Concernant la reconstruction immédiate, la mastectomie suivie de la chirurgie réparatrice présente de multiples avantages dont celles de la réduction du nombre d’actes chirurgicaux et la diminution des anesthésies et des risques opératoires. Cela amène également une réinsertion sociale plus rapide sur le marché du travail. Lors de cette situation, l’utilisation d’une prothèse externe devient inutile (Baas, Henry, & Mathelin, 2008). Cependant, les reconstructions mammaires immédiates contribuent au risque d’un déni de la maladie et peuvent parfois illusionner les femmes sur le résultat de la reconstruction, ces femmes ayant davantage de difficultés à faire le deuil de leur poitrine d’origine (Bruant-Rodier, Mathelin, Rodier, Kjartansdottir, & Meyer, 2004). La reconstruction mammaire se révèle une bonne alternative en autant que le deuil du sein perdu et du vécu passé soit fait, pour éviter les insatisfactions de la chirurgie réparatrice (Brullmann, 2007). Une reconstruction ne cachera jamais qu’il y a eu intervention chirurgicale et donc un changement au niveau du sein. Par ailleurs, le travail psychique dans les reconstructions repose à chaque fois sur trois niveaux. Premièrement, la situation de l’annonce du cancer, qui résulte en un état de choc puisqu’elle fait réaliser sa propre mortalité. Deuxièmement, l’acceptation de la perte de l’organe incluant l’acceptation irréversible du passé. Et enfin, troisièmement, l’intégration, au sens littéral du terme, du sein modifié ou de la prothèse (Bacqué, 2008).
Selon Baas et al. (2008) lorsque la reconstruction se vit de façon différée et fait suite à une période sans sein, elle semble souvent mieux acceptée par les patientes. Toutefois, selon Teo et al. (2016), les femmes qui subissent la reconstruction différée démontrent une plus grande insatisfaction de leur image corporelle, que celles qui subissent la reconstruction immédiate.

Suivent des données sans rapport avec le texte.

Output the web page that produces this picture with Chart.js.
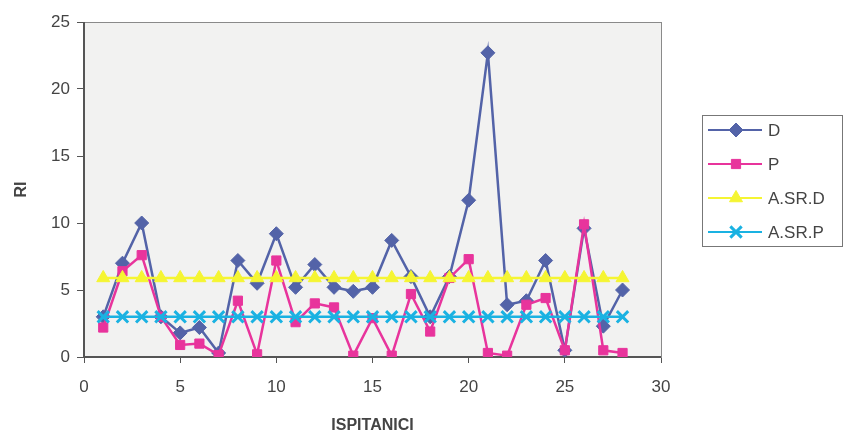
<!DOCTYPE html>
<html>
<head>
<meta charset="utf-8">
<script src="https://cdn.jsdelivr.net/npm/chart.js@4.4.0/dist/chart.umd.min.js"></script>
<style>
  html, body { margin: 0; padding: 0; background: #fff; }
  #wrap { width: 845px; height: 435px; position: relative; }
</style>
</head>
<body>
<div id="wrap"><canvas id="riChart"></canvas></div>
<script>
// ispitanici (x) i vrijednosti RI
const ispitanici = [1, 2, 3, 4, 5, 6, 7, 8, 9, 10, 11, 12, 13, 14, 15, 16, 17, 18, 19, 20, 21, 22, 23, 24, 25, 26, 27, 28];
const valuesD = [3.0, 7.0, 10.0, 3.0, 1.8, 2.2, 0.3, 7.2, 5.5, 9.2, 5.2, 6.9, 5.2, 4.9, 5.2, 8.7, 6.0, 3.0, 6.0, 11.7, 22.7, 3.9, 4.2, 7.2, 0.5, 9.6, 2.3, 5.0];
const valuesP = [2.2, 6.4, 7.6, 3.0, 0.9, 1.0, 0.15, 4.2, 0.2, 7.2, 2.6, 4.0, 3.7, 0.1, 2.9, 0.1, 4.7, 1.9, 5.9, 7.3, 0.3, 0.1, 3.9, 4.4, 0.5, 9.9, 0.5, 0.3];
const valuesASRD = [5.9, 5.9, 5.9, 5.9, 5.9, 5.9, 5.9, 5.9, 5.9, 5.9, 5.9, 5.9, 5.9, 5.9, 5.9, 5.9, 5.9, 5.9, 5.9, 5.9, 5.9, 5.9, 5.9, 5.9, 5.9, 5.9, 5.9, 5.9];
const valuesASRP = [3.0, 3.0, 3.0, 3.0, 3.0, 3.0, 3.0, 3.0, 3.0, 3.0, 3.0, 3.0, 3.0, 3.0, 3.0, 3.0, 3.0, 3.0, 3.0, 3.0, 3.0, 3.0, 3.0, 3.0, 3.0, 3.0, 3.0, 3.0];

const seriesNames = ['D', 'P', 'A.SR.D', 'A.SR.P'];
const xTicks = [0, 5, 10, 15, 20, 25, 30];
const yTicks = [0, 5, 10, 15, 20, 25];

const FONT = "'Liberation Sans', Arial, sans-serif";
const TEXT = '#444';

function toPoints(vals) {
    return vals.map((v, i) => ({ x: ispitanici[i], y: v }));
}

// pozadina i okvir podrucja crtanja
const plotFrame = {
    id: 'plotFrame',
    beforeDatasetsDraw(chart) {
        const { ctx, chartArea: a } = chart;
        ctx.save();
        ctx.fillStyle = '#f2f2f1';
        ctx.fillRect(a.left, a.top, a.width, a.height);
        ctx.strokeStyle = '#8a8a8a';
        ctx.lineWidth = 1;
        ctx.strokeRect(a.left + 0.5, a.top + 0.5, a.width, a.height);
        ctx.strokeStyle = '#555';
        ctx.lineWidth = 2;
        ctx.beginPath();
        ctx.moveTo(a.left, a.top);
        ctx.lineTo(a.left, a.bottom);
        ctx.lineTo(a.right, a.bottom);
        ctx.stroke();
        ctx.restore();
    }
};

// legenda s linijom i markerom, kao u Excelu
const boxLegend = {
    id: 'boxLegend',
    afterDraw(chart) {
        const { ctx } = chart;
        const x0 = 702, y0 = 115, w = 141, h = 132;
        ctx.save();
        ctx.fillStyle = '#fff';
        ctx.fillRect(x0, y0, w, h);
        ctx.strokeStyle = '#777';
        ctx.lineWidth = 1;
        ctx.strokeRect(x0 + 0.5, y0 + 0.5, w - 1, h - 1);
        chart.data.datasets.forEach((ds, i) => {
            const y = y0 + 15 + i * 34;
            ctx.strokeStyle = ds.borderColor;
            ctx.fillStyle = ds.borderColor;
            ctx.lineWidth = 2;
            ctx.beginPath();
            ctx.moveTo(x0 + 6, y);
            ctx.lineTo(x0 + 60, y);
            ctx.stroke();
            ctx.lineWidth = ds.pointBorderWidth;
            Chart.helpers.drawPoint(ctx, {
                pointStyle: ds.pointStyle,
                radius: ds.pointRadius,
                borderWidth: ds.pointBorderWidth
            }, x0 + 34, y);
            ctx.fillStyle = TEXT;
            ctx.font = '17px ' + FONT;
            ctx.textBaseline = 'middle';
            ctx.fillText(ds.label, x0 + 66, y + 1);
        });
        ctx.restore();
    }
};

function makeDataset(label, vals, color, style, radius, bw, order) {
    return {
        label: label,
        data: toPoints(vals),
        borderColor: color,
        backgroundColor: color,
        pointBackgroundColor: color,
        pointBorderColor: color,
        pointStyle: style,
        pointRadius: radius,
        pointBorderWidth: bw,
        borderWidth: 2.5,
        showLine: true,
        fill: false,
        order: order
    };
}

const ctx = document.getElementById('riChart').getContext('2d');
new Chart(ctx, {
    type: 'scatter',
    data: {
        datasets: [
            makeDataset(seriesNames[0], valuesD, '#5363a8', 'rectRot', 7, 1, 4),
            makeDataset(seriesNames[1], valuesP, '#e8349c', 'rect', 6.5, 1, 3),
            makeDataset(seriesNames[2], valuesASRD, '#f5f532', 'triangle', 7.5, 1, 2),
            makeDataset(seriesNames[3], valuesASRP, '#1ab2e2', 'crossRot', 8, 3, 1)
        ]
    },
    options: {
        responsive: true,
        maintainAspectRatio: false,
        animation: false,
        layout: { padding: { top: 22, right: 184, bottom: 0, left: 0 } },
        plugins: {
            legend: { display: false },
            tooltip: { enabled: false }
        },
        scales: {
            x: {
                type: 'linear',
                min: 0,
                max: 30,
                afterBuildTicks: axis => { axis.ticks = xTicks.map(v => ({ value: v })); },
                afterFit: axis => { axis.height = 78; },
                grid: { display: true, drawOnChartArea: false, tickLength: 6, color: '#555' },
                border: { display: false },
                ticks: { color: TEXT, font: { family: FONT, size: 17 }, padding: 14 },
                title: {
                    display: true,
                    text: 'ISPITANICI',
                    color: TEXT,
                    font: { family: FONT, size: 16, weight: 'bold' },
                    padding: { top: 8, bottom: 0 }
                }
            },
            y: {
                min: 0,
                max: 25,
                afterBuildTicks: axis => { axis.ticks = yTicks.map(v => ({ value: v })); },
                afterFit: axis => { axis.width = 84; },
                grid: { display: true, drawOnChartArea: false, tickLength: 7, color: '#555' },
                border: { display: false },
                ticks: { color: TEXT, font: { family: FONT, size: 17 }, padding: 7 },
                title: {
                    display: true,
                    text: 'RI',
                    color: TEXT,
                    font: { family: FONT, size: 16, weight: 'bold' },
                    padding: { top: 12, bottom: 0 }
                }
            }
        }
    },
    plugins: [plotFrame, boxLegend]
});
</script>
</body>
</html>
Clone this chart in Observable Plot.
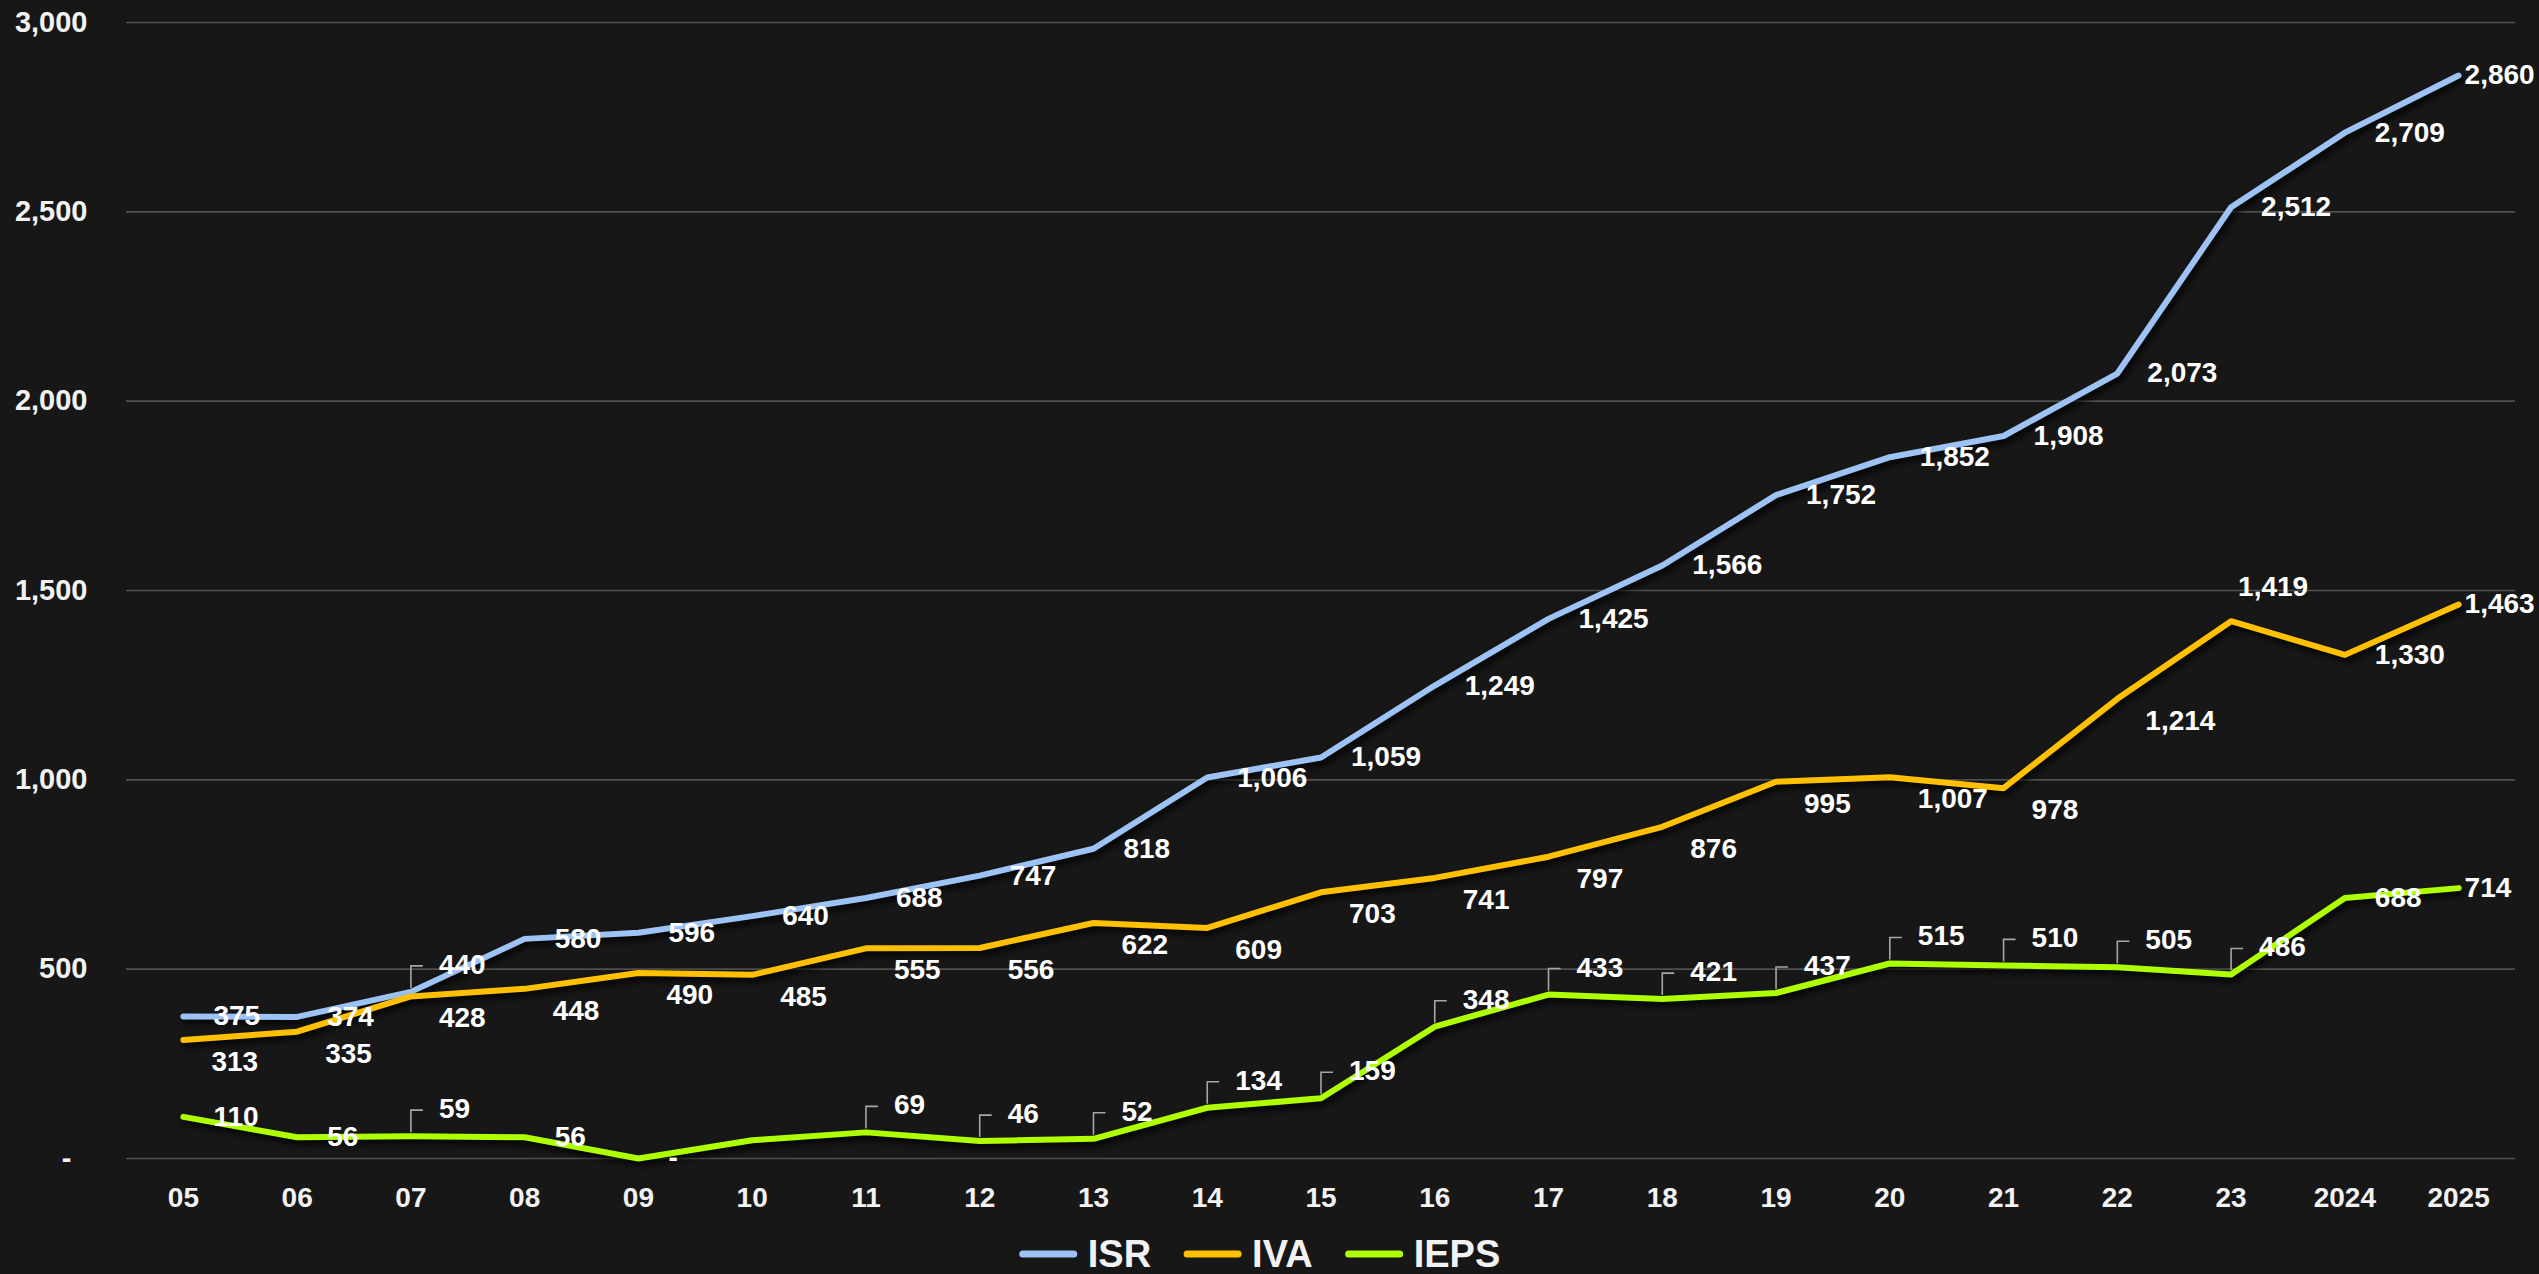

Malgré des résultats contradictoires, il semble que les femmes subissant une mastectomie ont une moins bonne image de leur corps que les femmes ayant une chirurgie pour enlever uniquement la masse cancéreuse appelée chirurgie conservatrice du sein (Choimet & Moreau, 2013). L’image corporelle pour les femmes vivant une mastectomie s’améliore ou devient bonne, lorsqu’elles expérimentent ensuite une reconstruction mammaire. Le plus tôt semble le mieux. Enfin, il se peut que le rôle modérateur de l’investissement de l’image corporelle soit plus important pour les femmes plus jeunes. Pas surprenant donc, que les chercheurs constatent une détresse accrue chez les femmes plus jeunes, diagnostiquées avec un cancer du sein par rapport aux femmes plus âgées (Helms, O’Hea, & Corso, 2008).